§ Information provided
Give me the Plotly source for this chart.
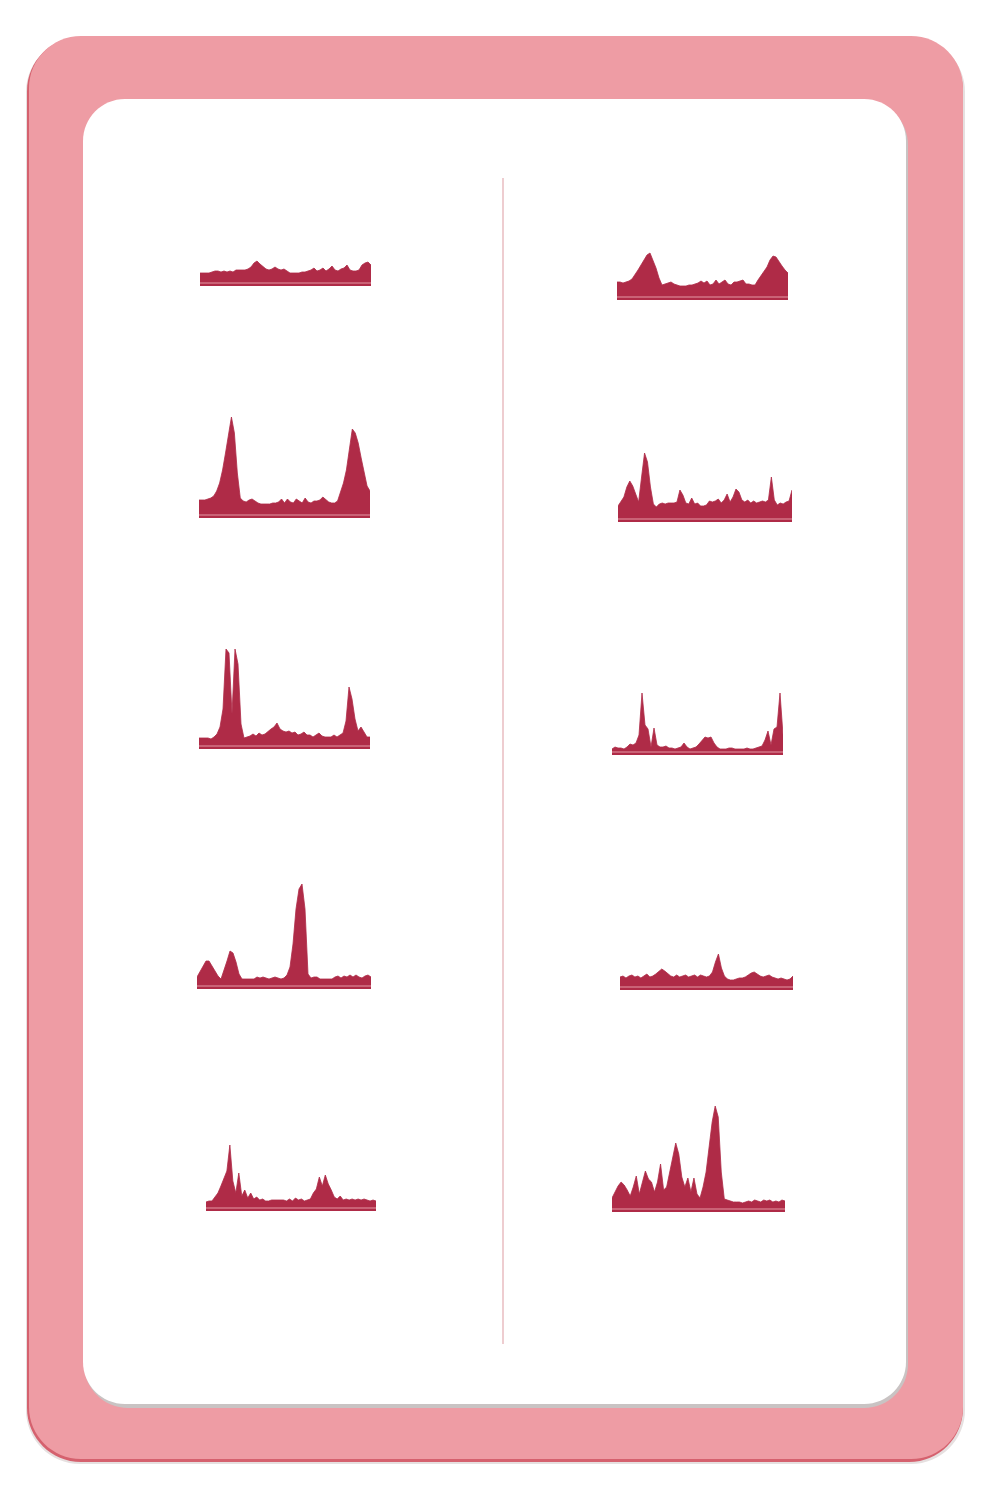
import plotly.graph_objects as go

# ---------------- data (heights of each sparkline) ----------------
left_1 = [13, 13, 13, 13, 14, 15, 15, 14, 15, 14, 15, 14, 16, 16, 16, 16, 17, 19, 23, 25,
          22, 19, 17, 16, 17, 19, 17, 16, 17, 15, 13, 13, 13, 13, 14, 14, 15, 16, 18, 15,
          16, 18, 15, 17, 20, 16, 15, 17, 18, 21, 16, 15, 15, 16, 21, 23, 24, 21]
right_1 = [18, 18, 17, 18, 19, 21, 25, 30, 35, 40, 45, 47, 40, 32, 22, 15, 16, 17, 18, 16,
           15, 14, 14, 14, 15, 15, 16, 17, 19, 17, 19, 15, 16, 20, 16, 18, 20, 16, 15, 18,
           18, 19, 20, 16, 16, 15, 15, 20, 24, 28, 33, 40, 44, 43, 38, 34, 30, 27]
left_2 = [18, 18, 18, 19, 20, 22, 27, 35, 48, 65, 85, 101, 85, 45, 20, 17, 16, 18, 19, 17,
          15, 14, 14, 14, 14, 15, 15, 16, 19, 15, 19, 16, 15, 19, 17, 15, 20, 16, 15, 17,
          17, 18, 21, 18, 16, 15, 15, 17, 25, 35, 48, 70, 89, 85, 75, 60, 45, 32, 27]
right_2 = [16, 20, 25, 35, 41, 36, 28, 20, 45, 69, 60, 35, 18, 15, 18, 19, 18, 19, 19, 19,
           20, 32, 27, 19, 18, 24, 18, 19, 16, 16, 17, 21, 20, 21, 23, 19, 22, 28, 20, 25,
           33, 30, 22, 20, 22, 19, 21, 19, 20, 21, 20, 22, 45, 22, 17, 19, 18, 20, 21, 32]
left_3 = [11, 11, 11, 11, 10, 12, 15, 22, 40, 100, 96, 35, 100, 85, 25, 11, 12, 13, 15, 13,
          16, 14, 15, 18, 20, 22, 26, 20, 18, 17, 18, 16, 17, 14, 15, 17, 14, 14, 12, 14,
          16, 13, 12, 12, 12, 14, 12, 14, 16, 28, 62, 50, 30, 18, 22, 17, 12, 12]
right_3 = [6, 8, 7, 7, 6, 8, 11, 10, 12, 20, 62, 30, 26, 8, 27, 10, 8, 8, 9, 7,
           7, 6, 7, 8, 12, 8, 6, 7, 8, 11, 14, 18, 17, 18, 12, 8, 6, 6, 6, 7,
           7, 6, 6, 6, 6, 7, 6, 6, 7, 8, 9, 15, 24, 10, 26, 28, 62, 20]
left_4 = [12, 17, 23, 28, 28, 23, 18, 13, 10, 18, 28, 38, 36, 27, 15, 10, 10, 10, 10, 10,
          12, 11, 12, 11, 10, 11, 12, 11, 10, 11, 14, 22, 45, 80, 100, 105, 80, 15, 11, 12,
          12, 10, 10, 10, 10, 10, 12, 13, 11, 13, 12, 14, 12, 14, 12, 11, 13, 14, 12]
right_4 = [13, 14, 12, 14, 15, 13, 14, 12, 14, 16, 13, 14, 16, 19, 21, 19, 16, 14, 13, 15,
           13, 14, 15, 13, 14, 15, 13, 15, 14, 13, 14, 18, 28, 36, 22, 14, 11, 10, 10, 11,
           12, 12, 13, 15, 17, 18, 16, 14, 13, 14, 15, 13, 12, 11, 12, 11, 10, 11, 14]
left_5 = [9, 10, 10, 14, 18, 25, 32, 40, 66, 30, 18, 38, 15, 21, 13, 18, 12, 14, 11, 12,
          10, 10, 11, 11, 11, 11, 11, 10, 12, 10, 13, 11, 12, 10, 11, 12, 18, 22, 34, 25,
          36, 27, 21, 14, 12, 15, 11, 12, 11, 12, 11, 12, 11, 12, 11, 10, 11, 10]
right_5 = [14, 20, 26, 30, 27, 22, 16, 25, 36, 18, 30, 41, 33, 30, 20, 30, 48, 22, 25, 40,
           55, 69, 58, 35, 25, 34, 20, 34, 18, 14, 25, 40, 65, 90, 106, 95, 40, 13, 12, 11,
           10, 10, 10, 9, 10, 11, 10, 12, 11, 10, 12, 11, 12, 10, 11, 10, 12, 11]

series = [left_1, right_1, left_2, right_2, left_3, right_3, left_4, right_4, left_5, right_5]

# ---------------- layout (pixel placement of each sparkline: left, right, bottom) ----------------
W, H = 1000, 1508
boxes = [
    (200, 371, 286), (617, 788, 300),
    (199, 370, 518), (618, 792, 522),
    (199, 370, 749), (612, 783, 755),
    (197, 371, 989), (620, 793, 990),
    (206, 376, 1211), (612, 785, 1212),
]
FILL = "#AF2B47"
BASELINE = "#E59AA6"
PINK = "#EE9CA4"
PINK_EDGE = "#D5616E"


def px(x):
    return x / W


def py(y):
    return 1 - y / H


def rounded(x0, y0, x1, y1, r):
    k = 0.5523 * r
    pts = [
        f"M {px(x0 + r)},{py(y0)}",
        f"L {px(x1 - r)},{py(y0)}",
        f"C {px(x1 - r + k)},{py(y0)} {px(x1)},{py(y0 + r - k)} {px(x1)},{py(y0 + r)}",
        f"L {px(x1)},{py(y1 - r)}",
        f"C {px(x1)},{py(y1 - r + k)} {px(x1 - r + k)},{py(y1)} {px(x1 - r)},{py(y1)}",
        f"L {px(x0 + r)},{py(y1)}",
        f"C {px(x0 + r - k)},{py(y1)} {px(x0)},{py(y1 - r + k)} {px(x0)},{py(y1 - r)}",
        f"L {px(x0)},{py(y0 + r)}",
        f"C {px(x0)},{py(y0 + r - k)} {px(x0 + r - k)},{py(y0)} {px(x0 + r)},{py(y0)}",
        "Z",
    ]
    return " ".join(pts)


fig = go.Figure()
layout = dict(
    width=W, height=H, margin=dict(l=0, r=0, t=0, b=0),
    paper_bgcolor="white", plot_bgcolor="rgba(0,0,0,0)", showlegend=False,
)
shapes = []

# card frame
shapes.append(dict(type="path", path=rounded(26, 38, 965, 1464, 54), xref="paper", yref="paper",
                   fillcolor="#E6E0E0", line=dict(width=0), layer="below"))
shapes.append(dict(type="path", path=rounded(27, 37, 963, 1462, 54), xref="paper", yref="paper",
                   fillcolor=PINK_EDGE, line=dict(width=0), layer="below"))
shapes.append(dict(type="path", path=rounded(29, 36, 963, 1459, 52), xref="paper", yref="paper",
                   fillcolor=PINK, line=dict(width=0), layer="below"))
shapes.append(dict(type="path", path=rounded(84, 101, 908, 1408, 44), xref="paper", yref="paper",
                   fillcolor="#C9C3C3", line=dict(width=0), layer="below"))
shapes.append(dict(type="path", path=rounded(83, 99, 906, 1404, 42), xref="paper", yref="paper",
                   fillcolor="#FFFFFF", line=dict(width=0), layer="below"))
# divider
shapes.append(dict(type="line", xref="paper", yref="paper", x0=px(503), x1=px(503),
                   y0=py(178), y1=py(1344), line=dict(color="#E8BCC1", width=1.5), layer="below"))

for i, (vals, (x0, x1, bottom)) in enumerate(zip(series, boxes), start=1):
    n = len(vals)
    top = max(vals) + 6
    xa = "xaxis" if i == 1 else f"xaxis{i}"
    ya = "yaxis" if i == 1 else f"yaxis{i}"
    xr = "x" if i == 1 else f"x{i}"
    yr = "y" if i == 1 else f"y{i}"
    layout[xa] = dict(domain=[px(x0), px(x1)], range=[0, n - 1], visible=False,
                      fixedrange=True, anchor=yr)
    layout[ya] = dict(domain=[py(bottom), py(bottom - top)], range=[0, top], visible=False,
                      fixedrange=True, anchor=xr)
    fig.add_trace(go.Scatter(x=list(range(n)), y=vals, xaxis=xr, yaxis=yr, mode="lines",
                             line=dict(width=0.8, color=FILL), fill="tozeroy",
                             fillcolor=FILL, hoverinfo="skip"))
    shapes.append(dict(type="line", xref=xr, yref=yr, x0=0, x1=n - 1, y0=3, y1=3,
                       line=dict(color=BASELINE, width=1.2), layer="above"))

layout["shapes"] = shapes
fig.update_layout(**layout)
fig.write_html("out.html")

§ Aim
Please repeat exactly the data above from its first line to the line that contains "import plotly.graph_objects as go", inclusive, and leave every picture out.

§ Result of the exercise
Give me the Plotly source for this chart.
import plotly.graph_objects as go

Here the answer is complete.